Thursday 24 July 2014

Pakistan to reopen border crossing

Burning NATO oil tankers in Mithri, Pakistan, the latest attack on the supply line for international troops in Afghanistan since Pakistani authorities closed a key border crossing

Pakistan are to reopen a key border crossing used to transport supplies to Nato troops in Afghanistan, authorities have said - the 10th day of a blockade that has raised tensions with Washington and left stranded trucks vulnerable to attack.

In a short statement, the foreign ministry said it decided to reopen the border after assessing security and that authorities on both sides of the border were co-ordinating to resume the supply traffic smoothly.

The border is normally closed on Sundays so Monday seemed like the soonest the flow of supplies over the crossing would resume, said US Embassy spokesman Richard Snelsire, who welcomed the "positive development".

Pakistan closed the north-west crossing at Torkham on September 30, the same day a Nato air strike killed two Pakistani soldiers along the border.

On Wednesday, the US apologised for that strike after an investigation concluded the "tragic event could have been avoided with better coalition force co-ordination with the Pakistan military".

Pakistan is a key supply route for fuel, military vehicles, spare parts, clothing and other non-lethal supplies for foreign troops in Afghanistan.
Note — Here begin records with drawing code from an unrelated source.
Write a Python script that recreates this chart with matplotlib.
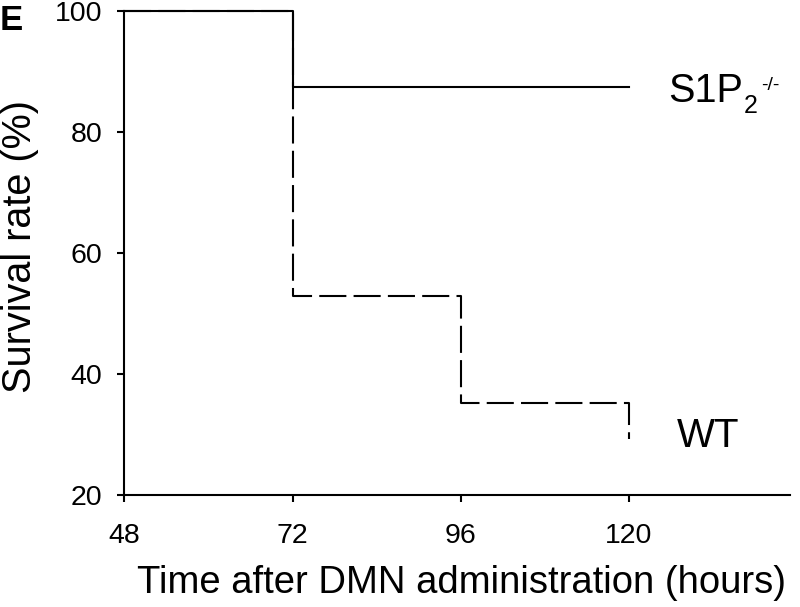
import matplotlib
matplotlib.use("Agg")
from matplotlib import pyplot as plt

plt.rcParams['font.family'] = ['Liberation Sans', 'DejaVu Sans']
plt.rcParams['lines.scale_dashes'] = False

# survival data (time in hours, survival %)
ko_time = [48, 72, 72, 120]
ko_surv = [100, 100, 87.5, 87.5]
wt_time = [48, 72, 72, 96, 96, 120, 120]
wt_surv = [100, 100, 52.9, 52.9, 35.3, 35.3, 29.4]

xticks = [48, 72, 96, 120]
yticks = [20, 40, 60, 80, 100]

fig = plt.figure(figsize=(8, 6.07), dpi=100)
ax = fig.add_axes([0.1556, 0.1837, 0.832, 0.7974])

ax.plot(wt_time, wt_surv, color='black', lw=1.5, linestyle=(0, (19.5, 5.2)), clip_on=False)
ax.plot(ko_time, ko_surv, color='black', lw=1.5, clip_on=False)

ax.set_xlim(48, 143)
ax.set_ylim(20, 100)
ax.set_xticks(xticks)
ax.set_yticks(yticks)
ax.tick_params(direction='out', length=5, width=1.5, labelsize=20.5)
ax.tick_params(axis='x', pad=15)
ax.tick_params(axis='y', pad=11)
for s in ['top', 'right']:
    ax.spines[s].set_visible(False)
for s in ['left', 'bottom']:
    ax.spines[s].set_linewidth(1.5)

ax.set_xlabel('Time after DMN administration (hours)', fontsize=27.5)
ax.set_ylabel('Survival rate (%)', fontsize=28.5)
ax.xaxis.set_label_coords(0.5056, -0.1436)
ax.yaxis.set_label_coords(-0.129, 0.514)

# group labels
ax.text(125.6, 85.0, 'S1P', fontsize=28.5, va='baseline', ha='left')
ax.annotate('2', xy=(125.6, 85.0), xytext=(76, -11), textcoords='offset pixels',
            fontsize=18, va='baseline', ha='left')
ax.annotate('-/-', xy=(125.6, 85.0), xytext=(93, 12), textcoords='offset pixels',
            fontsize=14, va='baseline', ha='left')
ax.text(126.85, 28.0, 'WT', fontsize=29, va='baseline', ha='left')

fig.text(0.0, 0.9506, 'E', fontsize=25, fontweight='bold', va='baseline', ha='left')

fig.savefig('out.png', dpi=100)
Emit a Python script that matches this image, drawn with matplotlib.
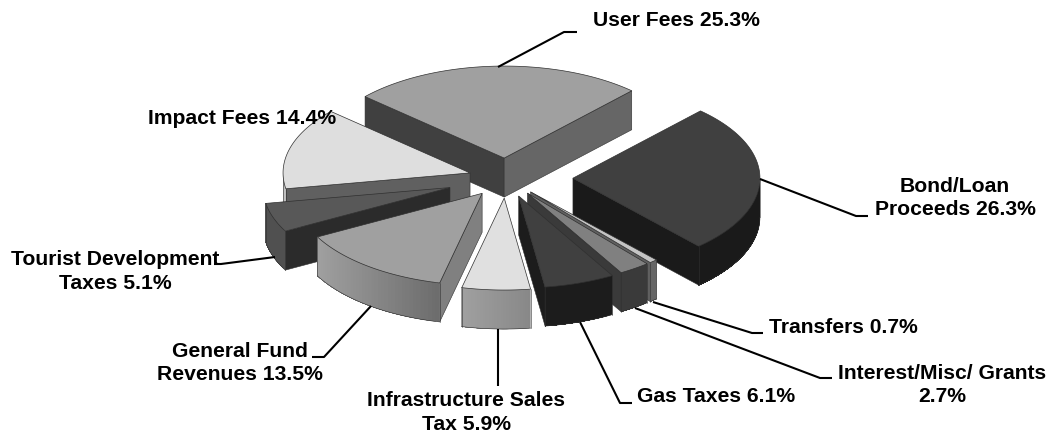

The closure of Torkham has left scores of trucks stranded on their way from the port city of Karachi, and bottlenecked traffic to the open but smaller Chaman crossing in the south-west.

Even when the border reopens, lingering tensions will remain in the US-Pakistan relationship, especially over Pakistan's unwillingness to go after Afghan Taliban militants on its territory with whom it has strong historical ties and who generally focus their attacks on Western troops, not Pakistani targets.

The US has dramatically increased the number of CIA drone strikes in Pakistan's tribal belt, including two on Friday in North Waziristan that killed nine suspected militants - the seventh and eighth missile strikes this month.

In September, the US was believed to have launched at least 21 such attacks, an unprecedented number and nearly all were in North Waziristan.

The US rarely acknowledges the covert missile strike programme. Pakistan officially opposes it but is believed to secretly support it.